Unions, ACCI criticise Abbott IR policy


A powerful union has slammed the federal opposition's industrial relations policy as a return to the "most extreme elements of the Howard government," but a retail lobby group say it doesn't go far enough.

Under the coalition's policy the Australian Building and Construction Commission (ABCC) - an industry watchdog - would be re-established, a move which has angered the Electrical Trades Union (ETU).

ETU assistant national secretary Allen Hicks described the ABCC as "a discriminatory body which stripped certain workers of basic legal rights."

He said there are also concerns that other elements of the Howard government's Work Choices laws could return.

But Australian Retailers Association chief Russell Zimmerman said more should be done to "improve workplace flexibility".

"The proposals are too modest because... not only do they retain the framework of the Gillard government's fair work laws, but also retain much of the content," Mr Zimmerman said in a statement.

"There are positives, particularly in the construction sector.

"However any sectors outside of this cannot wait four years for employment regulation reforms following the Productivity Commissioner review of the fair work system."

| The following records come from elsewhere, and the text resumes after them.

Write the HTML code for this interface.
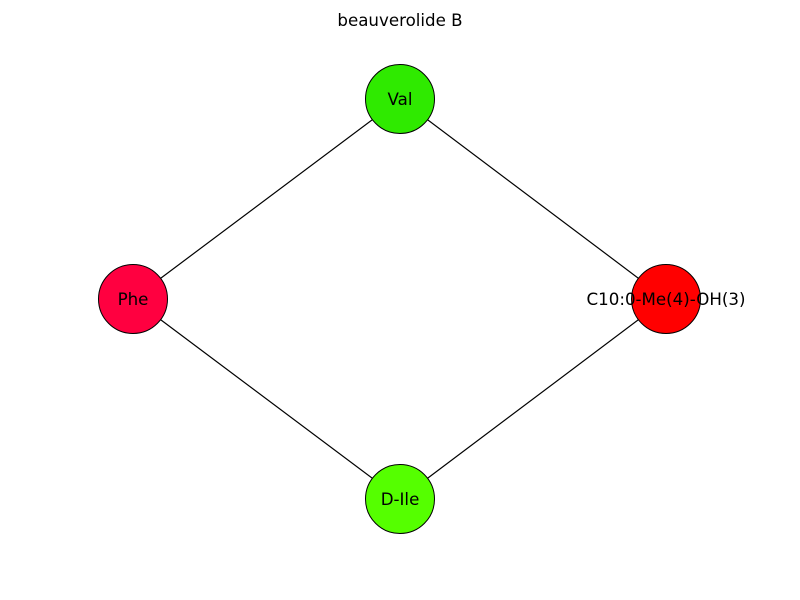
<!DOCTYPE html>
<html><head><meta charset="utf-8"><style>
html,body{margin:0;padding:0;background:#fff;width:800px;height:600px;overflow:hidden}
</style></head><body>
<svg width="800" height="600" xmlns="http://www.w3.org/2000/svg" font-family="'DejaVu Sans', sans-serif">
<rect width="800" height="600" fill="#fff"/>
<text x="400" y="26" font-size="16.67" text-anchor="middle" fill="#000">beauverolide B</text>
<g stroke="#000" stroke-width="1.2">
<line x1="400" y1="99" x2="133" y2="299"/>
<line x1="400" y1="99" x2="666" y2="299"/>
<line x1="133" y1="299" x2="400" y2="499"/>
<line x1="666" y1="299" x2="400" y2="499"/>
</g>
<g stroke="#000" stroke-width="1">
<circle cx="400" cy="99" r="34.5" fill="#2fea00"/>
<circle cx="133" cy="299" r="34.5" fill="#ff0040"/>
<circle cx="666" cy="299" r="34.5" fill="#ff0000"/>
<circle cx="400" cy="499" r="34.5" fill="#55ff00"/>
</g>
<g font-size="16.67" text-anchor="middle" fill="#000">
<text x="400" y="105">Val</text>
<text x="133" y="305">Phe</text>
<text x="666" y="305">C10:0-Me(4)-OH(3)</text>
<text x="400" y="505">D-Ile</text>
</g>
</svg>
</body></html>
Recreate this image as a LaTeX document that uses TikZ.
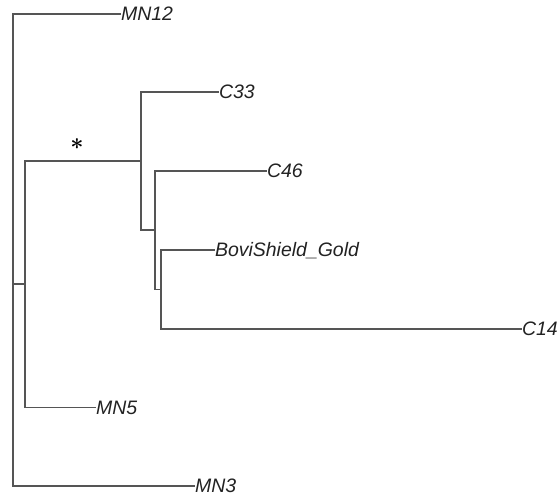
\documentclass[tikz,border=0pt]{standalone}
\usepackage{fontspec}
\setmainfont{Liberation Sans}
\definecolor{branch}{HTML}{555555}
\definecolor{labeltext}{HTML}{222222}
\newsavebox\supportbox
\AtBeginDocument{\sbox\supportbox{\fontsize{19}{19}\selectfont\boldmath$\ast$}}
\tikzset{
  branchline/.style={draw=branch, line width=0.8pt, line cap=rect},
  leaf/.style={anchor=base west, inner sep=0pt, xshift=0.6pt, yshift=-5.2pt,
    font=\fontsize{14.6}{16}\selectfont\itshape, text=labeltext},
}
\begin{document}
\begin{tikzpicture}[x=0.75pt, y=-0.75pt]
\useasboundingbox (0,0) rectangle (558,497);
% internal nodes
\coordinate (root) at (13,284);
\coordinate (A) at (25,284);
\coordinate (B) at (141,161);
\coordinate (C) at (155,230);
\coordinate (D) at (161,289.5);
% tips
\coordinate (tMN12) at (120,14);
\coordinate (tC33) at (218,92);
\coordinate (tC46) at (266,171);
\coordinate (tBovi) at (214,250);
\coordinate (tC14) at (521,329);
\coordinate (tMN5) at (95,407.5);
\coordinate (tMN3) at (194,486);
% labels
\node[leaf] (MN12) at (tMN12) {MN12};
\node[leaf] (C33) at (tC33) {C33};
\node[leaf] (C46) at (tC46) {C46};
\node[leaf] (Bovi) at (tBovi) {BoviShield\_Gold};
\node[leaf] (C14) at (tC14) {C14};
\node[leaf] (MN5) at (tMN5) {MN5};
\node[leaf] (MN3) at (tMN3) {MN3};
% branches
\draw[branchline] (tMN12) -| (root) |- (tMN3);
\draw[branchline] (root) -- (A);
\draw[branchline] (B) -| (A) |- (tMN5);
\draw[branchline] (tC33) -| (B) |- (C);
\draw[branchline] (tC46) -| (C) |- (D);
\draw[branchline] (tBovi) -| (D) |- (tC14);
% support mark
\node[inner sep=0pt, text=black] (star) at (77,144) {\usebox\supportbox};
\end{tikzpicture}
\end{document}
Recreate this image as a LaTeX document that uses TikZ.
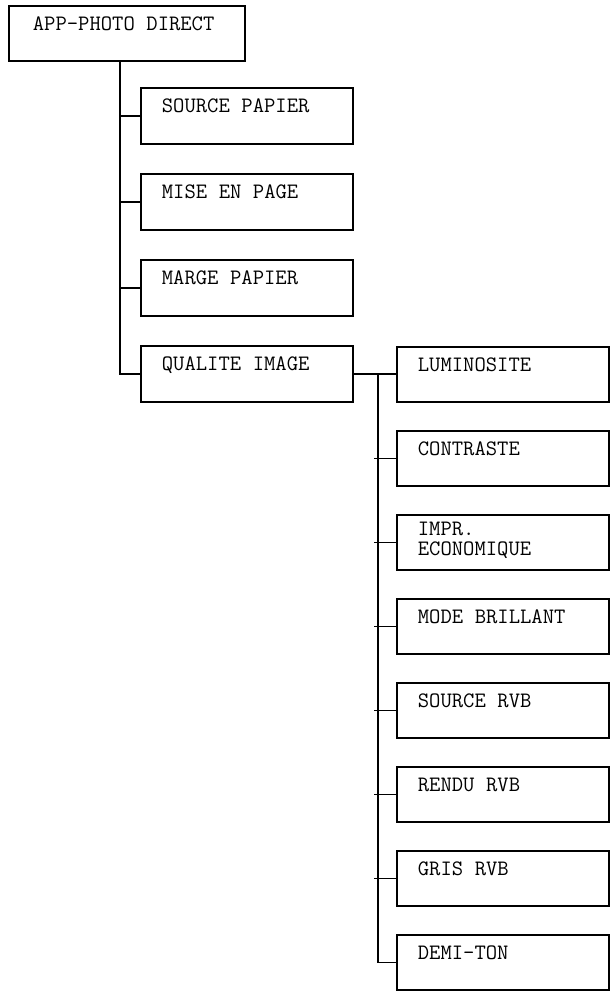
\documentclass[tikz,border=0pt]{standalone}
\usetikzlibrary{positioning}
\newcommand{\menufont}{\ttfamily\fontsize{22}{20}\selectfont}
\newcommand{\menuspace}{\spaceskip 11.55pt\xspaceskip 11.55pt\relax}

\begin{document}
\begin{tikzpicture}[x=1pt,y=1pt,
    every node/.style={font=\menufont, execute at begin node=\menuspace},
    menubox/.style={draw, line width=1.8pt, anchor=north west, inner ysep=0pt,
      inner xsep=21pt, text width=170.2pt, text height=25pt, text depth=31.2pt},
    subbox/.style={menubox, text depth=30.2pt},
    link/.style={line width=1.8pt}]
  \useasboundingbox (0,0) rectangle (615,-998);

  % root
  \node[menubox, inner xsep=24pt, text width=188.2pt, text depth=30.2pt] (root) at (8,-5)
    {APP-PHOTO DIRECT};

  % first level
  \node[menubox] (srcp) at (140,-87) {SOURCE PAPIER};
  \node[menubox, below=28pt of srcp] (mise) {MISE EN PAGE};
  \node[menubox, below=28pt of mise] (marg) {MARGE PAPIER};
  \node[menubox, below=28pt of marg] (qual) {QUALITE IMAGE};

  % second level
  \node[subbox] (lum) at (396,-346) {LUMINOSITE};
  \node[subbox, below=27pt of lum] (con) {CONTRASTE};
  \node[subbox, below=27pt of con, text height=21pt, text depth=34.2pt] (impr)
    {IMPR.\\ECONOMIQUE};
  \node[subbox, below=27pt of impr] (mode) {MODE BRILLANT};
  \node[subbox, below=27pt of mode] (srvb) {SOURCE RVB};
  \node[subbox, below=27pt of srvb] (rend) {RENDU RVB};
  \node[subbox, below=27pt of rend] (gris) {GRIS RVB};
  \node[subbox, below=27pt of gris] (demi) {DEMI-TON};

  % links, first level
  \coordinate (tr1) at ([xshift=-7pt]root.south);
  \foreach \n in {srcp,mise,marg,qual}
    \draw[link] (tr1) |- (\n.west);

  % links, second level
  \coordinate (tr2) at ([xshift=24pt]qual.east);
  \draw[link] (qual.east) -- (qual.east -| lum.west);
  \draw[link] (tr2) |- (demi.west);
  \foreach \n in {con,impr,mode,srvb,rend,gris}
    \draw[link] ([xshift=-4pt]tr2 |- \n.west) -- (\n.west);
\end{tikzpicture}
\end{document}
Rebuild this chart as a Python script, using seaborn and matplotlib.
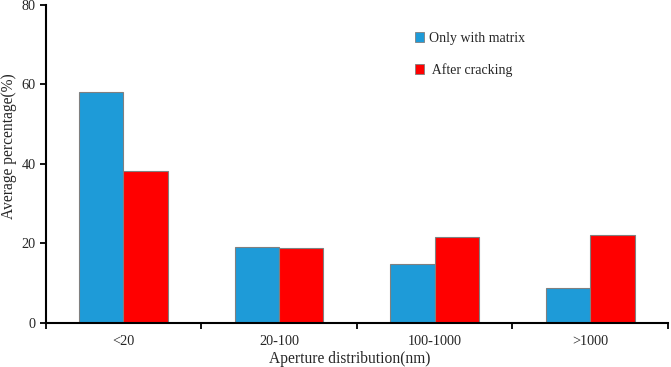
import matplotlib
matplotlib.use("Agg")
import matplotlib.pyplot as plt
import seaborn as sns
import pandas as pd
from matplotlib.patches import Patch

categories = ["<20", "20-100", "100-1000", ">1000"]
only_matrix = [58.0, 19.0, 14.8, 8.7]
after_cracking = [38.2, 18.7, 21.5, 22.2]
series_names = ["Only with matrix", "After cracking"]
colors = ["#1E9BD8", "#FF0000"]

df = pd.DataFrame({
    "cat": categories * 2,
    "val": only_matrix + after_cracking,
    "series": [series_names[0]] * 4 + [series_names[1]] * 4,
})

sns.set_theme(style="white")
plt.rcParams["font.family"] = ["Liberation Serif", "DejaVu Serif"]

fig = plt.figure(figsize=(6.71, 3.67), dpi=100)
ax = fig.add_axes([0.0681, 0.1207, 0.9274, 0.8657])

sns.barplot(data=df, x="cat", y="val", hue="series", order=categories,
            hue_order=series_names, palette=colors, saturation=1,
            width=0.57, gap=0, edgecolor="#808080", linewidth=0.8, ax=ax,
            legend=False)

ax.set_xlim(-0.5, 3.5)
ax.set_ylim(0, 80)
ax.set_yticks([0, 20, 40, 60, 80])
ax.tick_params(axis="y", direction="out", length=4, width=1.3, color="black",
               labelsize=10.3, left=True, pad=3)
ax.set_xticks(range(4))
ax.set_xticklabels(categories)
ax.tick_params(axis="x", which="major", length=0, labelsize=10.3, pad=9)
ax.set_xticks([-0.5, 0.5, 1.5, 2.5, 3.5], minor=True)
ax.tick_params(axis="x", which="minor", direction="out", length=4, width=1.3,
               color="black", bottom=True)

for s in ["top", "right"]:
    ax.spines[s].set_visible(False)
for s in ["left", "bottom"]:
    ax.spines[s].set_color("black")
    ax.spines[s].set_linewidth(1.5)

ax.set_xlabel("Aperture distribution(nm)", fontsize=11.2)
ax.set_ylabel("Average percentage(%)", fontsize=11.2)
ax.xaxis.set_label_coords(0.489, -0.088)
ax.yaxis.set_label_coords(-0.046, 0.557)

handles = [Patch(facecolor=colors[0], edgecolor="#808080", linewidth=0.6),
           Patch(facecolor=colors[1], edgecolor="#808080", linewidth=0.6)]
ax.legend(handles, ["Only with matrix", " After cracking"], loc="upper left",
          bbox_to_anchor=(0.573, 0.955), frameon=False, fontsize=10,
          handlelength=0.7, handleheight=0.7, handletextpad=0.3,
          labelspacing=1.3)

fig.savefig("out.png", dpi=100)
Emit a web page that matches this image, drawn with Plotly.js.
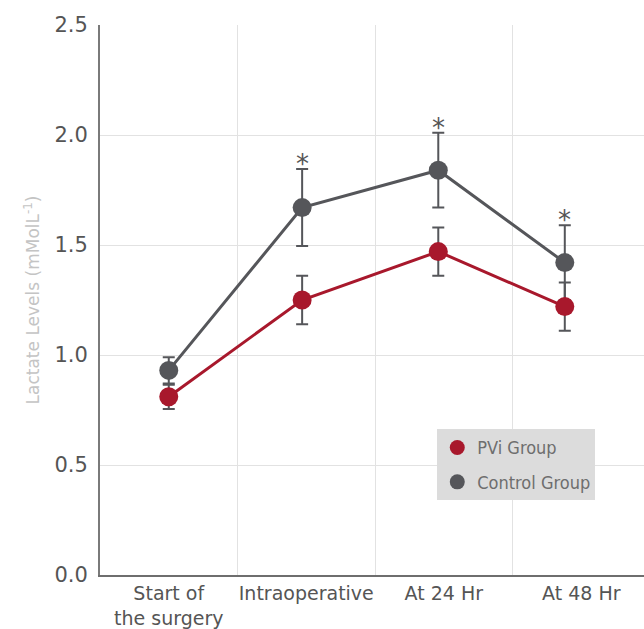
<!DOCTYPE html>
<html>
<head>
<meta charset="utf-8">
<script src="https://cdn.plot.ly/plotly-3.0.1.min.js"></script>
<style>
html,body{margin:0;padding:0;overflow:hidden;background:#fff;}
#chart{width:644px;height:629px;}
</style>
</head>
<body>
<div id="chart"></div>
<script>
// Data
var categories = ["Start of<br>the surgery", "Intraoperative", "At 24 Hr", "At 48 Hr"];
var categoryCenters = [0.5, 1.5, 2.5, 3.5];
var xPos = [0.5, 1.47, 2.46, 3.38];            // measured horizontal placement of the points
var pviMean = [0.81, 1.25, 1.47, 1.22];
var pviErr = [0.055, 0.11, 0.11, 0.11];
var controlMean = [0.93, 1.67, 1.84, 1.42];
var controlErr = [0.06, 0.175, 0.17, 0.17];
var significant = [false, true, true, true];
var seriesNames = ["PVi Group", "Control Group"];

var red = "#a8182c";
var gray = "#55565a";

var traces = [
  {
    x: xPos, y: controlMean, name: seriesNames[1], type: "scatter", mode: "lines+markers",
    line: {color: gray, width: 3}, marker: {color: gray, size: 19},
    error_y: {type: "data", array: controlErr, visible: true, color: gray, thickness: 2, width: 6},
    showlegend: false
  },
  {
    x: xPos, y: pviMean, name: seriesNames[0], type: "scatter", mode: "lines+markers",
    line: {color: red, width: 3}, marker: {color: red, size: 19},
    error_y: {type: "data", array: pviErr, visible: true, color: gray, thickness: 2, width: 6},
    showlegend: false
  },
  // legend entries (marker only, as in the reference legend)
  {x: [null], y: [null], name: seriesNames[0], type: "scatter", mode: "markers",
   marker: {color: red, size: 15}, legendgroup: "a", legendrank: 1},
  {x: [null], y: [null], name: seriesNames[1], type: "scatter", mode: "markers",
   marker: {color: gray, size: 15}, legendgroup: "b", legendrank: 2}
];

var annotations = [];
for (var i = 0; i < xPos.length; i++) {
  if (significant[i]) {
    annotations.push({
      x: xPos[i], y: controlMean[i] + controlErr[i], xref: "x", yref: "y",
      text: "*", showarrow: false, yanchor: "bottom", yshift: -12,
      font: {family: "DejaVu Sans, sans-serif", size: 26, color: "#555"}
    });
  }
}

var layout = {
  width: 644, height: 629,
  margin: {l: 100, r: 0, t: 25, b: 54},
  paper_bgcolor: "#fff", plot_bgcolor: "#fff",
  showlegend: true,
  legend: {
    x: 0.62, y: 0.265, xanchor: "left", yanchor: "top",
    bgcolor: "#dcdcdc", borderwidth: 0,
    font: {family: "DejaVu Sans Condensed, sans-serif", size: 18, color: "#6e6e6e"},
    itemsizing: "trace", tracegroupgap: 8, traceorder: "grouped"
  },
  xaxis: {
    range: [0, 3.956], tickvals: categoryCenters, ticktext: categories,
    showgrid: false, zeroline: false,
    minor: {tickvals: [1, 2, 3], showgrid: true, gridcolor: "#e2e2e2", gridwidth: 1, ticks: ""},
    showline: true, linecolor: "#6e6e6e", linewidth: 2,
    ticks: "", tickfont: {family: "DejaVu Sans, sans-serif", size: 19, color: "#555"}
  },
  yaxis: {
    range: [0, 2.5], dtick: 0.5, tickformat: ".1f",
    showgrid: true, gridcolor: "#e2e2e2", gridwidth: 1, zeroline: false,
    showline: true, linecolor: "#7a7a7a", linewidth: 2,
    ticks: "", ticklabelstandoff: 6,
    tickfont: {family: "DejaVu Sans, sans-serif", size: 21, color: "#555"},
    title: {text: "Lactate Levels (mMolL<sup>-1</sup>)", font: {family: "DejaVu Sans, sans-serif", size: 17, color: "#c4c4c4"}, standoff: 10}
  },
  annotations: annotations
};

Plotly.newPlot("chart", traces, layout, {displayModeBar: false, staticPlot: true});
</script>
</body>
</html>
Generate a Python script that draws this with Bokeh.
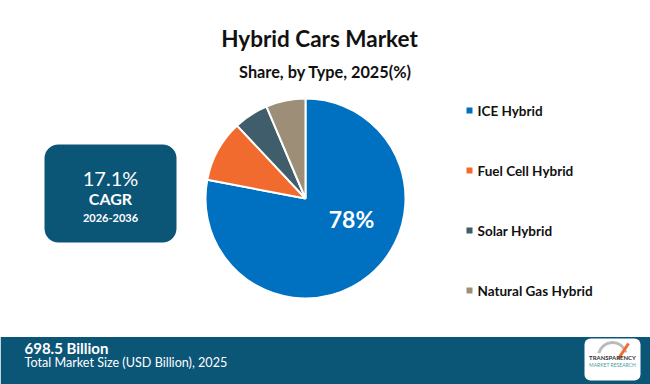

The Accommodation Association of Australia supports the policy.

"(The policy) promotes fair, productive and efficient workplaces which will lead to higher living standards, better pay and more jobs for Australians," the group's chief Richard Munro said in a statement.

Abbott policy does not go far enough: ACCI

A key industry group accused Mr Abbott of only "dipping his toe" into workplace relations, after the release of a policy they say does little for small business.

The Australian Chamber of Commerce & Industry (ACCI) said the opposition's industrial policy, released on Thursday, was "too cautious, too modest".

"Tony Abbott has dipped his toe in the necessary process of reforming Australia's employment laws but unfortunately, most of Australian industry would still be left saddled by the Gillard government's Fair Work laws even with this policy in place," ACCI chief Peter Anderson told reporters in Canberra.

Mr Anderson said the unionised sector would benefit from changes to union right of entry provisions, right to strike laws, and measures such as the crackdown of union corruption and thuggery in the building industry.

However, for small business he said there was not much to be excited about.

"There is no indication that Australia's small business community would be left with anything other than one sized fits all rules and the collective bargaining approaches that underpin the current fair work laws," Mr Anderson said.

"There is no prospect on the horizon of changes to unfair dismissal laws (and) there is no alternative proposals about the way in which penalty rates can be addressed and dealt with."

Mr Anderson was unimpressed with the coalition's pledge to have the Productivity Commission review the industrial relations system, saying small business should not have to wait three or four years "before they get their measure of industrial relations justice".

He also questioned Mr Abbott's push for a greater take-up of individual flexibility arrangements, saying it was not going to make "any material difference".

"It is a serious disappointment to the Australian business community that there is no real step taken in this policy to put individual agreement making back into the centre of the Australian industrial relations system," Mr Anderson said.

Shorten slams Abbott policy

Federal Employment Minister Bill Shorten wants to know what the coalition's industrial relations policy offers workers.

Mr Shorten told a Queensland Media Club lunch in Brisbane shortly after the policy was released that his main concern was what it offered workers.

"It's the first policy the opposition's tried to release on workplace relations since their disastrous Work Choices policy," he said.

"At the end of the day, workplace relations is not just all about labour regulation, it's about co-operative, productive relationships at work.

"So the real question for me is - what is in it for people ... have they ruled out attacking people's positions?"

He said lost time through industrial action was lower under Labor, while workplace productivity in the past seven quarters was up.

But most pleasingly, Thursday's unemployment figures for April showed the participation rate, or the number of people actively looking for work, had also increased.

"The market expectation was that there would only be 11,000 jobs created in April - well, let me tell you there have been 50,000 jobs created in April," he said.

Mr Shorten said there were more Australian men and women working full time now than in any other time in history.

Mr Shorten later told reporters in Brisbane that the government's industrial laws were working.

He said unemployment had fallen to 5.5 per cent and Labor had created 961,000 jobs since it came to office in 2007.

"The economy and jobs are working with the current laws," Mr Shorten said.

He said Mr Abbott's policy was short on detail in many areas.

"Today they have released a policy ... proposing to put individual contracts right back up the charts of workplace relations," Mr Shorten said.

"Tony Abbott's extreme workplace relations policies should send a shiver up the spine of every Australian worker."